Return the records word for word. Any pictures in them are not part of the copy.

(Plotting code records)
____________________
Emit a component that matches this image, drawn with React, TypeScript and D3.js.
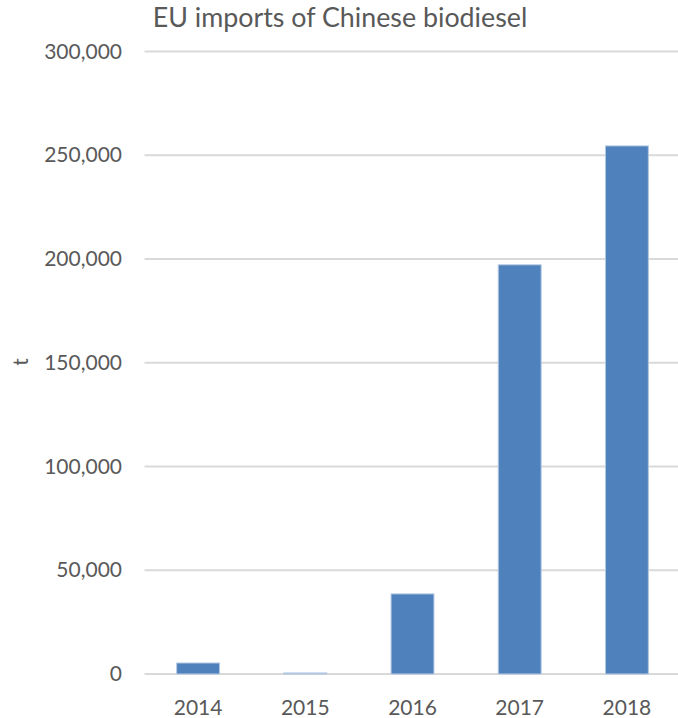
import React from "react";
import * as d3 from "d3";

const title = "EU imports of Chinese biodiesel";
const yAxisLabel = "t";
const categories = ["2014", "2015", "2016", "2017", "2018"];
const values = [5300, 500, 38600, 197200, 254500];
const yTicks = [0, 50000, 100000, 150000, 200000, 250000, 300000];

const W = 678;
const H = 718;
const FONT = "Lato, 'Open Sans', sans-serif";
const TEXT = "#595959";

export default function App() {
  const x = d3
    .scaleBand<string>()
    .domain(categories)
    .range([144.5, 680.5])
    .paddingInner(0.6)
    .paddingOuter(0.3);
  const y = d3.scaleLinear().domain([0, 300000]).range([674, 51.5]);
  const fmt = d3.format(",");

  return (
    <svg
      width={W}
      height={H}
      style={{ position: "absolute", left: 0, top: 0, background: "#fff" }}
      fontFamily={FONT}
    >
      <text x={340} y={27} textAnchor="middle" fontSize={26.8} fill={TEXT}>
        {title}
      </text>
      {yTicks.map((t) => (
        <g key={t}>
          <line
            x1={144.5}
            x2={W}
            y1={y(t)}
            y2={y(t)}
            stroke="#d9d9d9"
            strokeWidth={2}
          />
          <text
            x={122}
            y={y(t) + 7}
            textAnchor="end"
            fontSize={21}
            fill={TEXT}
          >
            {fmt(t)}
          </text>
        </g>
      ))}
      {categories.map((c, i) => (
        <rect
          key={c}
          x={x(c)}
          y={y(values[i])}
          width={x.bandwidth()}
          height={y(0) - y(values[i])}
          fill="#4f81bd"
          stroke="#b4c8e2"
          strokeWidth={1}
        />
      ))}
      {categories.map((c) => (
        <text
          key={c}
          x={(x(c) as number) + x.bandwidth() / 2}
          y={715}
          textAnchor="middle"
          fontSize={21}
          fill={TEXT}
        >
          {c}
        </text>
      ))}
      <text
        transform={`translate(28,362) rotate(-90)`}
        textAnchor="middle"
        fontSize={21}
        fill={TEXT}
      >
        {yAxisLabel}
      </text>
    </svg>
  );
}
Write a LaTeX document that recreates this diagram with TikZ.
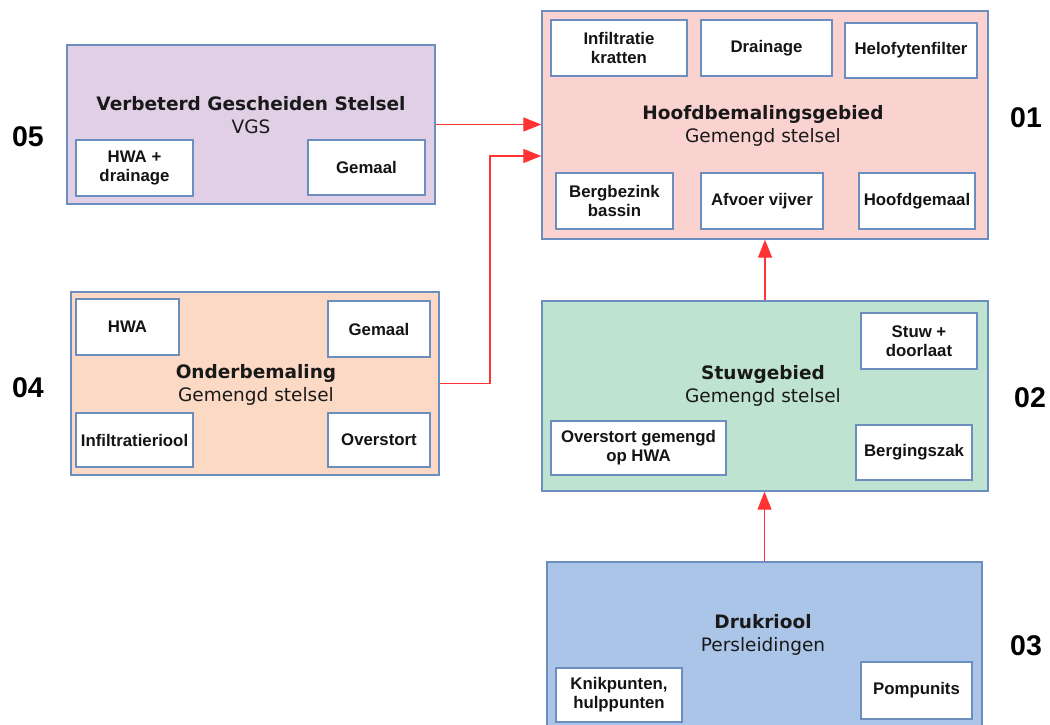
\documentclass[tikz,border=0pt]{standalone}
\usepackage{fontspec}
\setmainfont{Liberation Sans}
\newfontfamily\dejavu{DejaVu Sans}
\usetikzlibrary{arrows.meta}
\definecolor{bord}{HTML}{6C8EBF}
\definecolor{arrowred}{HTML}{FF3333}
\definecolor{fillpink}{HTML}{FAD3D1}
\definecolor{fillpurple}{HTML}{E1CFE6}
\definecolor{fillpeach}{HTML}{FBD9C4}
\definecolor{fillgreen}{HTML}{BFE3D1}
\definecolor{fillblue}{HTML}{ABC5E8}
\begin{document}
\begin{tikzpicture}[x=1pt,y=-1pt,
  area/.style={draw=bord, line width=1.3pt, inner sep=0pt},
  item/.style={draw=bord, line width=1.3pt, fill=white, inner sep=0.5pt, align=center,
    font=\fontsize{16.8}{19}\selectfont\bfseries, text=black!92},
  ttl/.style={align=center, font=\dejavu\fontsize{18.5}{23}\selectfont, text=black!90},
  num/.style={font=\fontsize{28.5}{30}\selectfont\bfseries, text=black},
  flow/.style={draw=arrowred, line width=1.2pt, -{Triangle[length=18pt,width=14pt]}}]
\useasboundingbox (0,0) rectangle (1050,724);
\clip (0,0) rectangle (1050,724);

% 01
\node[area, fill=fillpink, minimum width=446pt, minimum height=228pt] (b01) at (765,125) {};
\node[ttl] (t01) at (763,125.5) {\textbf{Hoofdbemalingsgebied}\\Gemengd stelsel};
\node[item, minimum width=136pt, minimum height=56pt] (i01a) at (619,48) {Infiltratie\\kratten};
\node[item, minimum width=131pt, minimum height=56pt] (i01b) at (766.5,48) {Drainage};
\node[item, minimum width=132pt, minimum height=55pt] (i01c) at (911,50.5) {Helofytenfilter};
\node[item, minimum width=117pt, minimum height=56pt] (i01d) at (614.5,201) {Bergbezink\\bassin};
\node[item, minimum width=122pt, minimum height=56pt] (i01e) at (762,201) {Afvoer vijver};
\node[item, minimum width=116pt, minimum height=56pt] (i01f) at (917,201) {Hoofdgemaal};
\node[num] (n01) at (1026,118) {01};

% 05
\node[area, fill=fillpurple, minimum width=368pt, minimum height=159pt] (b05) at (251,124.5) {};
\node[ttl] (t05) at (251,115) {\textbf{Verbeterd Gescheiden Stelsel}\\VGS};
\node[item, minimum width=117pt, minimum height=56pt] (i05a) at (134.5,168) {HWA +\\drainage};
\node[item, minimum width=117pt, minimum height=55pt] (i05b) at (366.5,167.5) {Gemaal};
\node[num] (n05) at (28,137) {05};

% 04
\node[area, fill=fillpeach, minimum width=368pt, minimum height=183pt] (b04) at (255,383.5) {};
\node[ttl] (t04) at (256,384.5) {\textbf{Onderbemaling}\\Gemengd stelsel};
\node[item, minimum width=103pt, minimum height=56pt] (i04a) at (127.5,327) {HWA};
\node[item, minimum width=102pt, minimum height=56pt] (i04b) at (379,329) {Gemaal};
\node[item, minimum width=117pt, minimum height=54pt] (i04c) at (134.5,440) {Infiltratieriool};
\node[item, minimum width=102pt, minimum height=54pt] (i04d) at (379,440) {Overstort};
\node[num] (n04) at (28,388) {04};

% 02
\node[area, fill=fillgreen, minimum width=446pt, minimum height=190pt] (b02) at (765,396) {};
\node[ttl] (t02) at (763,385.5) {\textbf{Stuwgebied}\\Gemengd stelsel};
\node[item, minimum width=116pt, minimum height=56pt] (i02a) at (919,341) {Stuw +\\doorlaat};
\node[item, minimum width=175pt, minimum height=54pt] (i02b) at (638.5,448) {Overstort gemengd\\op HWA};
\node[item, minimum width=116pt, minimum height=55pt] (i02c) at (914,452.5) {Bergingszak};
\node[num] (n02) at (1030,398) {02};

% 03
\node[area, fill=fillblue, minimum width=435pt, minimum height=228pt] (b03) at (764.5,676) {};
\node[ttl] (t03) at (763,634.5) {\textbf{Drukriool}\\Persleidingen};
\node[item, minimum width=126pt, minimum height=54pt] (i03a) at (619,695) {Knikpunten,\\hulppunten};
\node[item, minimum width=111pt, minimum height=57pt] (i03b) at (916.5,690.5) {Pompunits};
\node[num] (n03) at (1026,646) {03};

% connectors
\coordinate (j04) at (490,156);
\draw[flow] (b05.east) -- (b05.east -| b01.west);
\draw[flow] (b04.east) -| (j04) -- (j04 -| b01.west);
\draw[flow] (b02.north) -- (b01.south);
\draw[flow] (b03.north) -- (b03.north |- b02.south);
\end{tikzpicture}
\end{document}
____________________
◆ Solution for this problem
Emit a component that matches this image, drawn with React, TypeScript and D3.js.
import React from "react";
import * as d3 from "d3";

const title = "EU imports of Chinese biodiesel";
const yAxisLabel = "t";
const categories = ["2014", "2015", "2016", "2017", "2018"];
const values = [5300, 500, 38600, 197200, 254500];
const yTicks = [0, 50000, 100000, 150000, 200000, 250000, 300000];

const W = 678;
const H = 718;
const FONT = "Lato, 'Open Sans', sans-serif";
const TEXT = "#595959";

export default function App() {
  const x = d3
    .scaleBand<string>()
    .domain(categories)
    .range([144.5, 680.5])
    .paddingInner(0.6)
    .paddingOuter(0.3);
  const y = d3.scaleLinear().domain([0, 300000]).range([674, 51.5]);
  const fmt = d3.format(",");

  return (
    <svg
      width={W}
      height={H}
      style={{ position: "absolute", left: 0, top: 0, background: "#fff" }}
      fontFamily={FONT}
    >
      <text x={340} y={27} textAnchor="middle" fontSize={26.8} fill={TEXT}>
        {title}
      </text>
      {yTicks.map((t) => (
        <g key={t}>
          <line
            x1={144.5}
            x2={W}
            y1={y(t)}
            y2={y(t)}
            stroke="#d9d9d9"
            strokeWidth={2}
          />
          <text
            x={122}
            y={y(t) + 7}
            textAnchor="end"
            fontSize={21}
            fill={TEXT}
          >
            {fmt(t)}
          </text>
        </g>
      ))}
      {categories.map((c, i) => (
        <rect
          key={c}
          x={x(c)}
          y={y(values[i])}
          width={x.bandwidth()}
          height={y(0) - y(values[i])}
          fill="#4f81bd"
          stroke="#b4c8e2"
          strokeWidth={1}
        />
      ))}
      {categories.map((c) => (
        <text
          key={c}
          x={(x(c) as number) + x.bandwidth() / 2}
          y={715}
          textAnchor="middle"
          fontSize={21}
          fill={TEXT}
        >
          {c}
        </text>
      ))}
      <text
        transform={`translate(28,362) rotate(-90)`}
        textAnchor="middle"
        fontSize={21}
        fill={TEXT}
      >
        {yAxisLabel}
      </text>
    </svg>
  );
}
Write a LaTeX document that recreates this diagram with TikZ.
\documentclass[tikz,border=0pt]{standalone}
\usepackage{fontspec}
\setmainfont{Liberation Sans}
\newfontfamily\dejavu{DejaVu Sans}
\usetikzlibrary{arrows.meta}
\definecolor{bord}{HTML}{6C8EBF}
\definecolor{arrowred}{HTML}{FF3333}
\definecolor{fillpink}{HTML}{FAD3D1}
\definecolor{fillpurple}{HTML}{E1CFE6}
\definecolor{fillpeach}{HTML}{FBD9C4}
\definecolor{fillgreen}{HTML}{BFE3D1}
\definecolor{fillblue}{HTML}{ABC5E8}
\begin{document}
\begin{tikzpicture}[x=1pt,y=-1pt,
  area/.style={draw=bord, line width=1.3pt, inner sep=0pt},
  item/.style={draw=bord, line width=1.3pt, fill=white, inner sep=0.5pt, align=center,
    font=\fontsize{16.8}{19}\selectfont\bfseries, text=black!92},
  ttl/.style={align=center, font=\dejavu\fontsize{18.5}{23}\selectfont, text=black!90},
  num/.style={font=\fontsize{28.5}{30}\selectfont\bfseries, text=black},
  flow/.style={draw=arrowred, line width=1.2pt, -{Triangle[length=18pt,width=14pt]}}]
\useasboundingbox (0,0) rectangle (1050,724);
\clip (0,0) rectangle (1050,724);

% 01
\node[area, fill=fillpink, minimum width=446pt, minimum height=228pt] (b01) at (765,125) {};
\node[ttl] (t01) at (763,125.5) {\textbf{Hoofdbemalingsgebied}\\Gemengd stelsel};
\node[item, minimum width=136pt, minimum height=56pt] (i01a) at (619,48) {Infiltratie\\kratten};
\node[item, minimum width=131pt, minimum height=56pt] (i01b) at (766.5,48) {Drainage};
\node[item, minimum width=132pt, minimum height=55pt] (i01c) at (911,50.5) {Helofytenfilter};
\node[item, minimum width=117pt, minimum height=56pt] (i01d) at (614.5,201) {Bergbezink\\bassin};
\node[item, minimum width=122pt, minimum height=56pt] (i01e) at (762,201) {Afvoer vijver};
\node[item, minimum width=116pt, minimum height=56pt] (i01f) at (917,201) {Hoofdgemaal};
\node[num] (n01) at (1026,118) {01};

% 05
\node[area, fill=fillpurple, minimum width=368pt, minimum height=159pt] (b05) at (251,124.5) {};
\node[ttl] (t05) at (251,115) {\textbf{Verbeterd Gescheiden Stelsel}\\VGS};
\node[item, minimum width=117pt, minimum height=56pt] (i05a) at (134.5,168) {HWA +\\drainage};
\node[item, minimum width=117pt, minimum height=55pt] (i05b) at (366.5,167.5) {Gemaal};
\node[num] (n05) at (28,137) {05};

% 04
\node[area, fill=fillpeach, minimum width=368pt, minimum height=183pt] (b04) at (255,383.5) {};
\node[ttl] (t04) at (256,384.5) {\textbf{Onderbemaling}\\Gemengd stelsel};
\node[item, minimum width=103pt, minimum height=56pt] (i04a) at (127.5,327) {HWA};
\node[item, minimum width=102pt, minimum height=56pt] (i04b) at (379,329) {Gemaal};
\node[item, minimum width=117pt, minimum height=54pt] (i04c) at (134.5,440) {Infiltratieriool};
\node[item, minimum width=102pt, minimum height=54pt] (i04d) at (379,440) {Overstort};
\node[num] (n04) at (28,388) {04};

% 02
\node[area, fill=fillgreen, minimum width=446pt, minimum height=190pt] (b02) at (765,396) {};
\node[ttl] (t02) at (763,385.5) {\textbf{Stuwgebied}\\Gemengd stelsel};
\node[item, minimum width=116pt, minimum height=56pt] (i02a) at (919,341) {Stuw +\\doorlaat};
\node[item, minimum width=175pt, minimum height=54pt] (i02b) at (638.5,448) {Overstort gemengd\\op HWA};
\node[item, minimum width=116pt, minimum height=55pt] (i02c) at (914,452.5) {Bergingszak};
\node[num] (n02) at (1030,398) {02};

% 03
\node[area, fill=fillblue, minimum width=435pt, minimum height=228pt] (b03) at (764.5,676) {};
\node[ttl] (t03) at (763,634.5) {\textbf{Drukriool}\\Persleidingen};
\node[item, minimum width=126pt, minimum height=54pt] (i03a) at (619,695) {Knikpunten,\\hulppunten};
\node[item, minimum width=111pt, minimum height=57pt] (i03b) at (916.5,690.5) {Pompunits};
\node[num] (n03) at (1026,646) {03};

% connectors
\coordinate (j04) at (490,156);
\draw[flow] (b05.east) -- (b05.east -| b01.west);
\draw[flow] (b04.east) -| (j04) -- (j04 -| b01.west);
\draw[flow] (b02.north) -- (b01.south);
\draw[flow] (b03.north) -- (b03.north |- b02.south);
\end{tikzpicture}
\end{document}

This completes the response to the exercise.